--- BEGIN ---
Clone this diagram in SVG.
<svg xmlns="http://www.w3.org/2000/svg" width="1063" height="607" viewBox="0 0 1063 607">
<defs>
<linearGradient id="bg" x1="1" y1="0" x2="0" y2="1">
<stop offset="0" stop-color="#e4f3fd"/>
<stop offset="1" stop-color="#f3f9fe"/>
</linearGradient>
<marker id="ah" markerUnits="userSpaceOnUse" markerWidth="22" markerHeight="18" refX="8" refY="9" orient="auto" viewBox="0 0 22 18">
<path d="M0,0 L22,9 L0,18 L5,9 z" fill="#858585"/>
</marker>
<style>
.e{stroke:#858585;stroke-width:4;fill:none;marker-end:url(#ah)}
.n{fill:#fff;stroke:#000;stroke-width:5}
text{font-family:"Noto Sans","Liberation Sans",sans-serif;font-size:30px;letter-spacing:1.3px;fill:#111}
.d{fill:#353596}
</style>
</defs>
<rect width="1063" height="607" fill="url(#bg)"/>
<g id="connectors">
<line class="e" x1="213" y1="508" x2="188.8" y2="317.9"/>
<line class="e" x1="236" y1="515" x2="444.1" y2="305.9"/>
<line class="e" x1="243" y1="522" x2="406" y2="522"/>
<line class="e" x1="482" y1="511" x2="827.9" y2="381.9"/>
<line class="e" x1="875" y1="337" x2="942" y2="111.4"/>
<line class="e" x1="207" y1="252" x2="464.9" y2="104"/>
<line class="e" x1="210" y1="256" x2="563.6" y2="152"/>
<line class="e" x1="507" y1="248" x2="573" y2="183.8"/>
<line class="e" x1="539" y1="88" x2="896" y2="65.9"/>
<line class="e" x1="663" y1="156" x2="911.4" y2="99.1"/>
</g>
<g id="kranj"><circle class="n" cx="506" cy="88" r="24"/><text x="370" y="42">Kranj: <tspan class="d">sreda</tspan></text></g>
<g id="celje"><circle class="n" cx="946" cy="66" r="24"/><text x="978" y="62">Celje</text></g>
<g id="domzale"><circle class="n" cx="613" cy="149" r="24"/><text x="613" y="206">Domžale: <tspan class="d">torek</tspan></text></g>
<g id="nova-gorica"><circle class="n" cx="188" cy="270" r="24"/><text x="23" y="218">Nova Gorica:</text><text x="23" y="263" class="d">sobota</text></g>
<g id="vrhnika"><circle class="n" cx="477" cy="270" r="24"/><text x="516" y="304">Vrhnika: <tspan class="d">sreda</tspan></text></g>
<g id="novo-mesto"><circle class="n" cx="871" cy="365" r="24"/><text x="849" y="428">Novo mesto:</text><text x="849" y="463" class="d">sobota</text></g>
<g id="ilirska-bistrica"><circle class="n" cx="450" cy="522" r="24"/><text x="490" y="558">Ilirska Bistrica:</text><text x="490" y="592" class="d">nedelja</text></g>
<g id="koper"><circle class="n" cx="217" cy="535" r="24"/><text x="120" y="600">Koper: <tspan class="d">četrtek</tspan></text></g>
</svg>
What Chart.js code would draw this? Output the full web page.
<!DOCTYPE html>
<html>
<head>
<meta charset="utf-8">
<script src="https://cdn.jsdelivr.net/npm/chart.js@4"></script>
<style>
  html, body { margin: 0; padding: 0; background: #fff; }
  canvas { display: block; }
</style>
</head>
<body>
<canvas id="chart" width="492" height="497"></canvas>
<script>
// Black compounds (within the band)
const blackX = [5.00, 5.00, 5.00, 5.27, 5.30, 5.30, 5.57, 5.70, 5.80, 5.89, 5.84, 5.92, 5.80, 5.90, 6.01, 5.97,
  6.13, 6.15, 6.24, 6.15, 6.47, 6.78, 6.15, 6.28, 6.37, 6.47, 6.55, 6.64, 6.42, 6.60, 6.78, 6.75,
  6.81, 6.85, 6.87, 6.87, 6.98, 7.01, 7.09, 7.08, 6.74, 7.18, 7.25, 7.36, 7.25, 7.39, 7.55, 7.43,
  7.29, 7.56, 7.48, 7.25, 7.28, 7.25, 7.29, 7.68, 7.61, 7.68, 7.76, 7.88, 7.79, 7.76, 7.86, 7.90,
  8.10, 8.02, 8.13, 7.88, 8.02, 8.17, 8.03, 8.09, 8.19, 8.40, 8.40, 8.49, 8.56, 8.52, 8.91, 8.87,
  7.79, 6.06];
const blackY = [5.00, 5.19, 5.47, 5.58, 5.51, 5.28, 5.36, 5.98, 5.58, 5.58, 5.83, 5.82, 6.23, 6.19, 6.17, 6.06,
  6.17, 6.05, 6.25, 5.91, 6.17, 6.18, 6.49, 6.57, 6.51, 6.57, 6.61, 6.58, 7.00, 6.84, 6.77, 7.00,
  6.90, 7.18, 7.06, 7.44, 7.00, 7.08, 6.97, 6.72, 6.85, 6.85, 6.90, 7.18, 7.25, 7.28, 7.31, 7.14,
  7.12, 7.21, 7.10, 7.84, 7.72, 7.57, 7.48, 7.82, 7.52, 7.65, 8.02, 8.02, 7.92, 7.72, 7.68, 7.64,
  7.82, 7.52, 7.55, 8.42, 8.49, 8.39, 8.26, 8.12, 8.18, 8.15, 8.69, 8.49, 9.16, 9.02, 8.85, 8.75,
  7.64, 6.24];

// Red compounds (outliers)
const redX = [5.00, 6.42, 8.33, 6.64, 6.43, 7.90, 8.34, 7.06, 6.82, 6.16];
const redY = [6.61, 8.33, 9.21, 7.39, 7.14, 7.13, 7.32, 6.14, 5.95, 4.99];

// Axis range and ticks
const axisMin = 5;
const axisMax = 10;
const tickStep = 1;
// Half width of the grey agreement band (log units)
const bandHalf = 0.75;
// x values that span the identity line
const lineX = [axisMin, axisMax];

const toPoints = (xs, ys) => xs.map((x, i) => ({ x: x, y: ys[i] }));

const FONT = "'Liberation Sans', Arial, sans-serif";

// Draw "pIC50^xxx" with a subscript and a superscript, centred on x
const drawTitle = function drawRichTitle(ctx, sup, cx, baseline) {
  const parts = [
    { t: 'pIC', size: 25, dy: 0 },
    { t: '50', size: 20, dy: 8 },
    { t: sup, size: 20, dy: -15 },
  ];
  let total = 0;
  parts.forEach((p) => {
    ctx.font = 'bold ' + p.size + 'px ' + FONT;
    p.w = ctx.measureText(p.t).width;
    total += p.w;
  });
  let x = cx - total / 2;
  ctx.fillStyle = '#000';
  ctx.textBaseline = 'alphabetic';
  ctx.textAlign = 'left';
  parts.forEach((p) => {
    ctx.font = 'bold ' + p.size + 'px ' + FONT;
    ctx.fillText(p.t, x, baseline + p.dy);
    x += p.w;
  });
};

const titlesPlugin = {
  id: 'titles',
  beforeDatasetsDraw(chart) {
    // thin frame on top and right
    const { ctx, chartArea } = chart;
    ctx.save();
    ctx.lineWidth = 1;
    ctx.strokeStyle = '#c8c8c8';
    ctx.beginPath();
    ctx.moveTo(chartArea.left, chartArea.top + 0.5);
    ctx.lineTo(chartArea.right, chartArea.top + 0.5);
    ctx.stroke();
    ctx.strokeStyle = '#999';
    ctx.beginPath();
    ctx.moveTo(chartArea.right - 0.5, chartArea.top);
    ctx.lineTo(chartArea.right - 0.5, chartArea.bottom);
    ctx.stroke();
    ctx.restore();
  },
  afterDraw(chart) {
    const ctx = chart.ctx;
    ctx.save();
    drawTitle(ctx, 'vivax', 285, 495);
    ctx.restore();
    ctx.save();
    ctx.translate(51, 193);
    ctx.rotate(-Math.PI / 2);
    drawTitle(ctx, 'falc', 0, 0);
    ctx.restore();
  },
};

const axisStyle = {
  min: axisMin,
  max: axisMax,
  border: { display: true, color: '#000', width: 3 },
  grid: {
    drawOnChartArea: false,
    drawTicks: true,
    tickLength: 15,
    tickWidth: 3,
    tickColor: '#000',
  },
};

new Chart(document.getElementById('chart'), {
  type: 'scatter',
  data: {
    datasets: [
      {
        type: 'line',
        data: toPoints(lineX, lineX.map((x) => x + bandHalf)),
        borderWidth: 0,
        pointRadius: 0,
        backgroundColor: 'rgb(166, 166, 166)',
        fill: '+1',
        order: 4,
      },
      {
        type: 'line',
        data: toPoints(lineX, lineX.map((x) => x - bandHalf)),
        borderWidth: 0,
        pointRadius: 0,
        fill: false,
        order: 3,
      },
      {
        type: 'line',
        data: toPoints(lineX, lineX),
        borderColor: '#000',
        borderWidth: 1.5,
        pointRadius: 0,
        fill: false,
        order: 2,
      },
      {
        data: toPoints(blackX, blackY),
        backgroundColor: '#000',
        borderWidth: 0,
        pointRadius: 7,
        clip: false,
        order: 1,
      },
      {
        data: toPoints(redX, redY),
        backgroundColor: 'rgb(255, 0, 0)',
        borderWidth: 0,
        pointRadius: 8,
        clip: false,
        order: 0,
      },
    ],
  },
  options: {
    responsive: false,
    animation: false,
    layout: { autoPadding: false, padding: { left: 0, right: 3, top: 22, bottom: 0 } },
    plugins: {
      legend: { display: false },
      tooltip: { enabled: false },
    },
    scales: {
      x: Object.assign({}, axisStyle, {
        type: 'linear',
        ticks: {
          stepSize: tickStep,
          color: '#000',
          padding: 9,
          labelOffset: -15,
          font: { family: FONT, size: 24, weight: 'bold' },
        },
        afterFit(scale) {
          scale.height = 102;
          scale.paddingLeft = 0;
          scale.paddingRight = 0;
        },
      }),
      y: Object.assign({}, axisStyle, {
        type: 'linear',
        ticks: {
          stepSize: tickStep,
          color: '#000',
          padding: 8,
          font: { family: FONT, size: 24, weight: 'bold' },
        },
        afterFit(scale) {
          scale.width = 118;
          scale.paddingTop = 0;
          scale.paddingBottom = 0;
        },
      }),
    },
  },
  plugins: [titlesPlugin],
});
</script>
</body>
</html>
--- END ---
## Required work
Every line that holds the word "this" should be extracted.

## Exercise output
Clone this diagram in SVG.
What Chart.js code would draw this? Output the full web page.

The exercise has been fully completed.